CANNES 2010: L'EXODE – SOLEIL TROMPEUR 2 DE NIKITA MIKHALKOV

Estelle Chardac
05.22.2010
toutlecine.com

Soleil trompeur deux, le retour. Après le drame intimiste, la fresque épique. Après l'émotion familiale, le mélodrame guerrier. A l'approche de la Seconde Guerre mondiale, on retrouve le général Sergeï Kotov ( Mikhalkov) fait prisonnier politique par le pouvoir stalinien qu'il avait contribué à servir et sa fille rebelle Nadia fuyant les nazis. Leurs destins ne se croisent jamais alors que chacun est encore dans les pensées de l'autre.

En seize ans, soit le temps qui le sépare de son Grand Prix du jury à Cannes, Nikita Mikhalkov a eu le temps de dépecer sa veste d'auteur, se compromettre avec le honteux Barbier de Sibérie et rallier la cause d'Hollywood, Poutine et compagnie. Soit. Cela n'en fait pas un réalisateur dénué de poésie pour autant, certaines idées assez réussies, teintées d'absurdité, formant les vestiges de son imaginaire: le voyage d'un bout de papier brûlant, une mine qui devient une bouée de sauvetage, un prisonnier consultant les pages du code pénal en faisant tourner ses pages dans le vide, bruitage inclus.

Hormis ces instants gracieux qui ne sont pas si rares dans ce film, l'ensemble est cousu du fil blanc que travaille ma tata Henriette en mangeant ses nouilles le dimanche soir devant la télévision.

Exactement le genre d'occasion qui conviendra au visionnage de Soleil trompeur 2, L'Exode, histoire d'entamer le sacro-saint débat sur la Seconde Guerre mondiale et s'entendre inévitablement dire arrivés au fromage: "ah ces salauds de bolchéviques / ah ces salauds de nazis".

Soit peu ou prou le propos sans fond du film, qui prend rarement le temps de réfléchir, tout embarqué qu'il est dans sa fascination morbide pour les clichés dégoulinants (d'hémoglobine, de larmes) du genre. Ah, je vous sens suspicieux. A titre d'exemple, citons cette scène censée symboliser l'horreur de la guerre: Nadia, devenue infirmière, porte secours à un officier mourant, défiguré, brûlé, auquel elle offre la dernière onction par la contemplation pudique de ses seins. Le soldat meurt évidemment au moment où il les voit.

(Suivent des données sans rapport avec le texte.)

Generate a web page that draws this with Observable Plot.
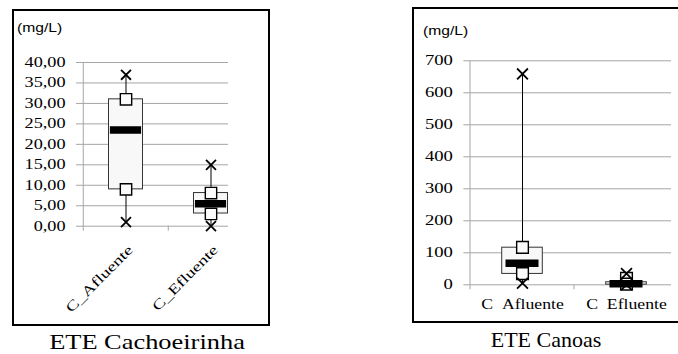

Dire qu'il y a cinquante ans, Scarlett O'Hara, arpentant avec dégoût les couloirs d'un dispensaire à la recherche de son benêt d'Ashley, reculait devant l'ombre chinoise d'une jambe qu'on découpe.Est-il possible qu'on ait régressé à ce point dans le cinéma grand public depuis ? En la matière, se référer plutôt à Un homme qui crie, film d'auteur accessible à tous, qui nous plonge dans le ressenti intime, sensoriel, autrement plus terrifiant, d'un conflit.